TASK REQUIREMENTS: Set down, please, exactly the lines below that run from the line with "Convert this chart to matplotlib code." to the line with "red = ('#C0504D', '#953B39', '#843432')", both lines included.

GIVEN INFORMATION:
□ □ □ □
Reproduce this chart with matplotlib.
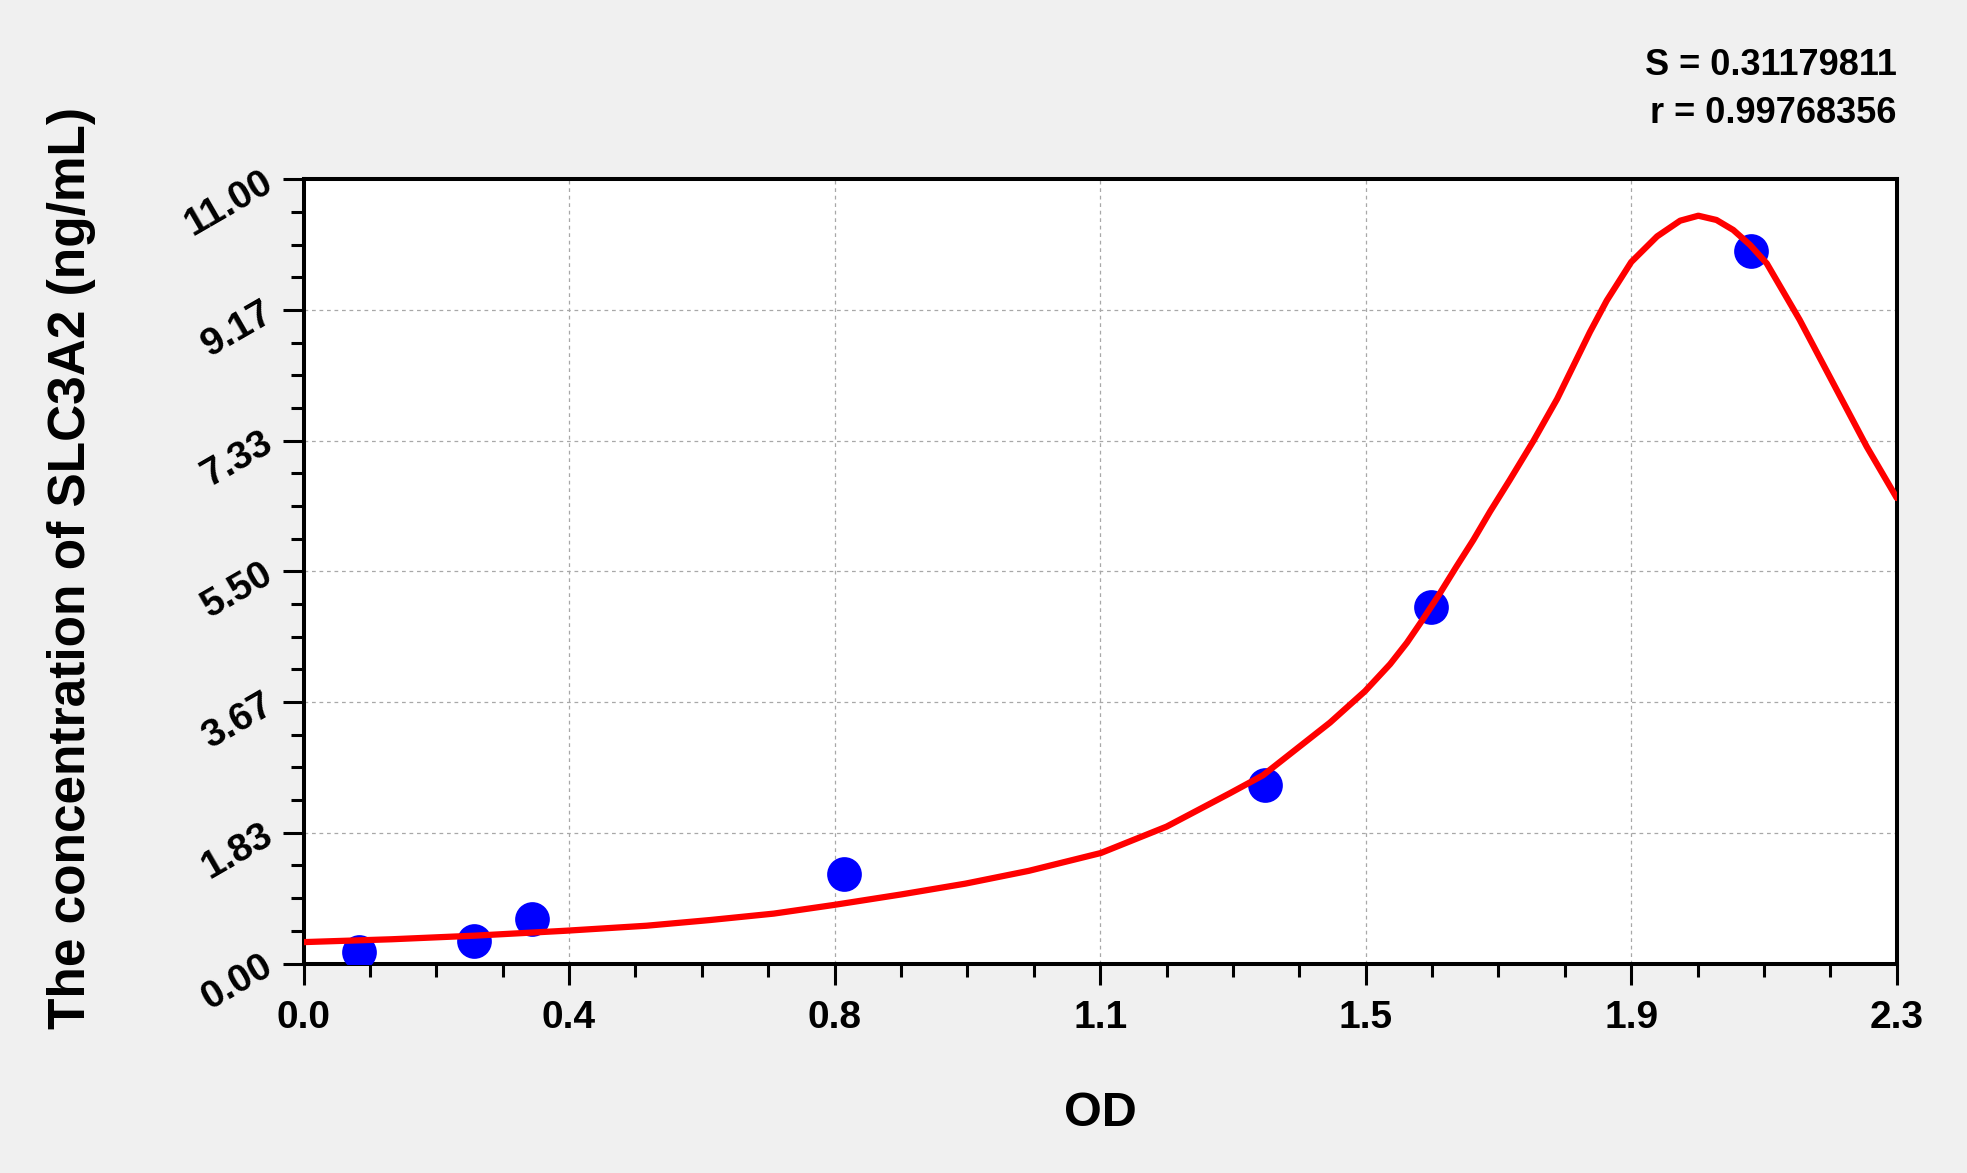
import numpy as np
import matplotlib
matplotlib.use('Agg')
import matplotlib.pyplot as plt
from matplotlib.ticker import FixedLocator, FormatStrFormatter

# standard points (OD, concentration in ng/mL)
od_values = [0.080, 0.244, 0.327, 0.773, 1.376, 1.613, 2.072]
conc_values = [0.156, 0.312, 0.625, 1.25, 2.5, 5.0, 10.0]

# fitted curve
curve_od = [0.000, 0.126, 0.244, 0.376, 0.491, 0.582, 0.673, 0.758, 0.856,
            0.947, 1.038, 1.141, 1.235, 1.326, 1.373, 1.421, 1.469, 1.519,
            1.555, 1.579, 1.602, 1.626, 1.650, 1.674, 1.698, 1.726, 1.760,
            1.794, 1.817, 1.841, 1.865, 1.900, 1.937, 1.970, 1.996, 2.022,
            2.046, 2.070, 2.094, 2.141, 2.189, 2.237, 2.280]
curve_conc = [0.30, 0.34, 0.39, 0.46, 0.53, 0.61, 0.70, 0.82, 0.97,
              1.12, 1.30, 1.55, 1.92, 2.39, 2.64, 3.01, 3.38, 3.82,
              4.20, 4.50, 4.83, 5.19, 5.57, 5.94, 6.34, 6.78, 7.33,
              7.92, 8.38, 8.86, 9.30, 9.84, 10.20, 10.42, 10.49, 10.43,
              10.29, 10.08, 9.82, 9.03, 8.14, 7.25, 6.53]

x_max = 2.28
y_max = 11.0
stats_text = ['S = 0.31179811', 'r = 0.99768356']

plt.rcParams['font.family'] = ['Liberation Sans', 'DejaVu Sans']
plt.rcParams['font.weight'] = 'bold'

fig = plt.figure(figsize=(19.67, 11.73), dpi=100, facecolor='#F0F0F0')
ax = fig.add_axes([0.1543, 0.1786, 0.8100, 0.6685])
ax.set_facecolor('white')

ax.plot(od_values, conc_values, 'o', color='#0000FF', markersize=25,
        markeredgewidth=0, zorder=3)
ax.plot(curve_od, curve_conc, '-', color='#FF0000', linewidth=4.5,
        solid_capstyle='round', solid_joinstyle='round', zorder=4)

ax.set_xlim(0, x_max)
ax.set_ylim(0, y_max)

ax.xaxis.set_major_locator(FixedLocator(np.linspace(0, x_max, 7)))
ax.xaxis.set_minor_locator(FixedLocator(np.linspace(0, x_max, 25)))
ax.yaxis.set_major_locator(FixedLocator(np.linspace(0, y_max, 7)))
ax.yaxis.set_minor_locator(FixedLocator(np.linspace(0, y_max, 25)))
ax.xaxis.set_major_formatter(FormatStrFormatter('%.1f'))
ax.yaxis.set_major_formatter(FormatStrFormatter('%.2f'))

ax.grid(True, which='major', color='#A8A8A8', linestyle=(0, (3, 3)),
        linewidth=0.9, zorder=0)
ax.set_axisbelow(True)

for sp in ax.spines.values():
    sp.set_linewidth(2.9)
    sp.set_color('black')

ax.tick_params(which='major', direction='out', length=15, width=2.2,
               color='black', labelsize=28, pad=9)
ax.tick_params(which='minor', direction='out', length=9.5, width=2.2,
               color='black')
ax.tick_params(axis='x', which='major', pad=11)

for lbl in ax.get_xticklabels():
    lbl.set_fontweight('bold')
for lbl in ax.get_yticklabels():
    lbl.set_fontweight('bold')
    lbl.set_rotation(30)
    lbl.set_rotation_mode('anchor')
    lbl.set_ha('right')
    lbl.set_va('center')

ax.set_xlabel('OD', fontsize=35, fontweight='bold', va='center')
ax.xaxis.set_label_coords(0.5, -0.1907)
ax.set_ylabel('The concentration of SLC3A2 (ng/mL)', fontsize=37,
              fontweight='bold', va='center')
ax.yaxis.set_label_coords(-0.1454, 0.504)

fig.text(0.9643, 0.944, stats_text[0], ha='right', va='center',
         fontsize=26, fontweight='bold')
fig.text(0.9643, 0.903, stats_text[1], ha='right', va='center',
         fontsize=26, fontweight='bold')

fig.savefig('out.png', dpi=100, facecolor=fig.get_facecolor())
□ □ □ □
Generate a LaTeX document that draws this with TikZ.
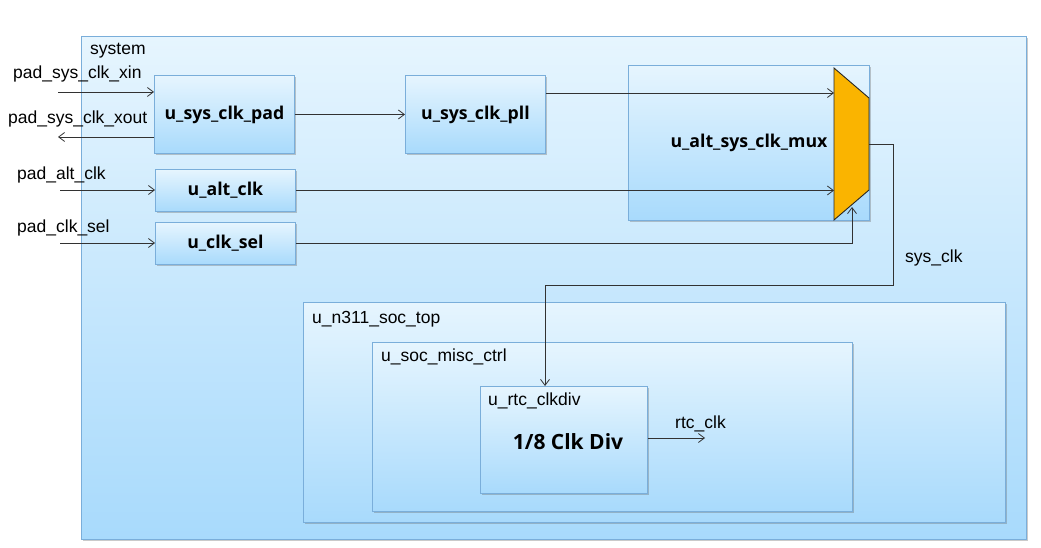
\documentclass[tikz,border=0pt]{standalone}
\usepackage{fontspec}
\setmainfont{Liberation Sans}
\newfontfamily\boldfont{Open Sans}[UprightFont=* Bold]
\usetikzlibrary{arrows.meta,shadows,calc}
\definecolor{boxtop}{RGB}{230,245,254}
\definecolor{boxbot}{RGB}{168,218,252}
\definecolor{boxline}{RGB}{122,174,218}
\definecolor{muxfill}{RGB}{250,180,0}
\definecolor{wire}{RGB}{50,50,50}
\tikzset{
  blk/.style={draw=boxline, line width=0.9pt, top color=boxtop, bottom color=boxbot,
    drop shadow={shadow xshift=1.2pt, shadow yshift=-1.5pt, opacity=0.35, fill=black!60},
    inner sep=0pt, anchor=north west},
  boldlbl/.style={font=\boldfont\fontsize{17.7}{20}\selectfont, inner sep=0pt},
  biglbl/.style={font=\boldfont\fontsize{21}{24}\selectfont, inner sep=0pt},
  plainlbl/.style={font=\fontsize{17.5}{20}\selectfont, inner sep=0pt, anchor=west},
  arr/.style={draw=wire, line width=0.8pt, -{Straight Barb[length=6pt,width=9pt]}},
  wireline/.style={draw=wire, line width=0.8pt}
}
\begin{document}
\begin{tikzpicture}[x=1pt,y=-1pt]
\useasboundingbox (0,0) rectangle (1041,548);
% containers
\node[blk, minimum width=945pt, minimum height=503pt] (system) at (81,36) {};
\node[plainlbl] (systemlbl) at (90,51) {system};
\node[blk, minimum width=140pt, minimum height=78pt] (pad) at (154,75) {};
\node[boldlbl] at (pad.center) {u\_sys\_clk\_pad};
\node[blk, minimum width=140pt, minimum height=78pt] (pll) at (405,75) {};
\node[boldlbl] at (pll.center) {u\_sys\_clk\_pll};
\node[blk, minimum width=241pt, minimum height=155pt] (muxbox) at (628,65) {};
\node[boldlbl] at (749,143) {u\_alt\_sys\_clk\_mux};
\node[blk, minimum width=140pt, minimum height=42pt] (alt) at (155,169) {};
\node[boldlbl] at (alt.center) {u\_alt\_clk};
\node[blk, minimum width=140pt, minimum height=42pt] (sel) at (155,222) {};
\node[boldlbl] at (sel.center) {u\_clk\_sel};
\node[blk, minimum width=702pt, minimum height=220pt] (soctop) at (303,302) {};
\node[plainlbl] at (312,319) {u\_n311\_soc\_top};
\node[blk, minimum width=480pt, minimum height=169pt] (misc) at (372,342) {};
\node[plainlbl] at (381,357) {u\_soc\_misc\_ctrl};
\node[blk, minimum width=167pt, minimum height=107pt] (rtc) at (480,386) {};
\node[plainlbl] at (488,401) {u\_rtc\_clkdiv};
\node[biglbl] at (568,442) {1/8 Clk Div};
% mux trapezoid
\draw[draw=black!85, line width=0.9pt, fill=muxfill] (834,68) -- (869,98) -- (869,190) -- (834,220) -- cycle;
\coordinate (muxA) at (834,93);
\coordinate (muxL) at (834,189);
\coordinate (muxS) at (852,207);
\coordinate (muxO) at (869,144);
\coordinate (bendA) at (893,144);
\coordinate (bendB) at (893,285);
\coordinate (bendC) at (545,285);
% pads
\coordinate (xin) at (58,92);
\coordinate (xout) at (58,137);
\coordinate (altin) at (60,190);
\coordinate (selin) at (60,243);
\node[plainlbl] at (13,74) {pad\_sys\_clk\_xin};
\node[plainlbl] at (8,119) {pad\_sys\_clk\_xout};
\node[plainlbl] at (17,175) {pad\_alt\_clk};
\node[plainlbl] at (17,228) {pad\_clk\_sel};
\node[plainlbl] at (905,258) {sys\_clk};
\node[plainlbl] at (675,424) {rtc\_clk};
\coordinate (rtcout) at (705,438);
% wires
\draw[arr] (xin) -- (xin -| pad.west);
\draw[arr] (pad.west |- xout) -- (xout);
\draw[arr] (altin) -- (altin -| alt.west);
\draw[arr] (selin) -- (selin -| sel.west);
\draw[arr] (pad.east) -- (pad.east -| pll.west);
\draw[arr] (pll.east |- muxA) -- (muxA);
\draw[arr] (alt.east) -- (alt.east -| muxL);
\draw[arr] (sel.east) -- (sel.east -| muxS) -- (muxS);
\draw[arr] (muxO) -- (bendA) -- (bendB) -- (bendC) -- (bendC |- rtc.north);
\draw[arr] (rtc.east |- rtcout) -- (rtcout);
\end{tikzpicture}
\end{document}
□ □ □ □
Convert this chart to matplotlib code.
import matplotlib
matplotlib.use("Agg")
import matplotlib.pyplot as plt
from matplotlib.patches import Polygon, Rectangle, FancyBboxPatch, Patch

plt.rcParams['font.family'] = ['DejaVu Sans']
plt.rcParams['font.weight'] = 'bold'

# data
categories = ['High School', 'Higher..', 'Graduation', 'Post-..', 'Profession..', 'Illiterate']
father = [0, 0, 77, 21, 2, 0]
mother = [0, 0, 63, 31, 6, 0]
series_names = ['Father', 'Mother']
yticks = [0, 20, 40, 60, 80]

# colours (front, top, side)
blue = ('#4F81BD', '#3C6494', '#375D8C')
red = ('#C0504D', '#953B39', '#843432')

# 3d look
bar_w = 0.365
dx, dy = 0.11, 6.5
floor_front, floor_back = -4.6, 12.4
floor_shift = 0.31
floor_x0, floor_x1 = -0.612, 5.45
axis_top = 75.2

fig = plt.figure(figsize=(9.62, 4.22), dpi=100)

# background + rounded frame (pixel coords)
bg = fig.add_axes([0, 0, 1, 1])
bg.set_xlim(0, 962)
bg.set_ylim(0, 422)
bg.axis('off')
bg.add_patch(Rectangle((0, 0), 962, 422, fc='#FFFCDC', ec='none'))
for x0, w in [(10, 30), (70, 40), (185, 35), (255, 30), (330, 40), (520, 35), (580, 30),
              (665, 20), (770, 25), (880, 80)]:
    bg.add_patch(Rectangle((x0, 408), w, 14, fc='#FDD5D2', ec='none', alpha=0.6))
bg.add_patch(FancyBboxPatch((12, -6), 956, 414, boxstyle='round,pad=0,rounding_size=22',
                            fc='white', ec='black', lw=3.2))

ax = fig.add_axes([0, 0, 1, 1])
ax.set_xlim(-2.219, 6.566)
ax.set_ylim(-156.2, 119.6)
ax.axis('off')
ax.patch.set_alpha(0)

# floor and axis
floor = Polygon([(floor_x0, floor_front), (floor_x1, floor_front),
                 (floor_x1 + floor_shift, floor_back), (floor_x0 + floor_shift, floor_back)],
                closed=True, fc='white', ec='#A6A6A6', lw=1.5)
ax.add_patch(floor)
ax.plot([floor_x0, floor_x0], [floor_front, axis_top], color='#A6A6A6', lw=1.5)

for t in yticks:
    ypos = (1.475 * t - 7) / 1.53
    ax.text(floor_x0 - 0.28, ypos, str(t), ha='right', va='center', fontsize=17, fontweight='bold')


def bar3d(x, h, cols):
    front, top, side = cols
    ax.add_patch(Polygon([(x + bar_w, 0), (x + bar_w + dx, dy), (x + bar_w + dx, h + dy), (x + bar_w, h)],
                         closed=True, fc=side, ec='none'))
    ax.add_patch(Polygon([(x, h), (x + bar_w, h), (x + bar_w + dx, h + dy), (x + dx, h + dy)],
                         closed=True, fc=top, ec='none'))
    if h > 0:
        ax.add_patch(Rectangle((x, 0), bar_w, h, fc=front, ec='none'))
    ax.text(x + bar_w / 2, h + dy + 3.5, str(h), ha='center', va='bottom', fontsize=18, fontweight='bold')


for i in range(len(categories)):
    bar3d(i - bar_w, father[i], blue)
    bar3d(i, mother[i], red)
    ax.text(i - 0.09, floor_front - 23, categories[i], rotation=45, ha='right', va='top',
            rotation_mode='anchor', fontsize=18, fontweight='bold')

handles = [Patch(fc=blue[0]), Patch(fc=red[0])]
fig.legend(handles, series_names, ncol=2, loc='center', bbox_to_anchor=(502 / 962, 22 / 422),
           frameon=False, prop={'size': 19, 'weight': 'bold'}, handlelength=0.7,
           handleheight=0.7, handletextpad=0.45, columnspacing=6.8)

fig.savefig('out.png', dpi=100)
□ □ □ □
WRITTEN ANSWER:
Convert this chart to matplotlib code.
import matplotlib
matplotlib.use("Agg")
import matplotlib.pyplot as plt
from matplotlib.patches import Polygon, Rectangle, FancyBboxPatch, Patch

plt.rcParams['font.family'] = ['DejaVu Sans']
plt.rcParams['font.weight'] = 'bold'

# data
categories = ['High School', 'Higher..', 'Graduation', 'Post-..', 'Profession..', 'Illiterate']
father = [0, 0, 77, 21, 2, 0]
mother = [0, 0, 63, 31, 6, 0]
series_names = ['Father', 'Mother']
yticks = [0, 20, 40, 60, 80]

# colours (front, top, side)
blue = ('#4F81BD', '#3C6494', '#375D8C')
red = ('#C0504D', '#953B39', '#843432')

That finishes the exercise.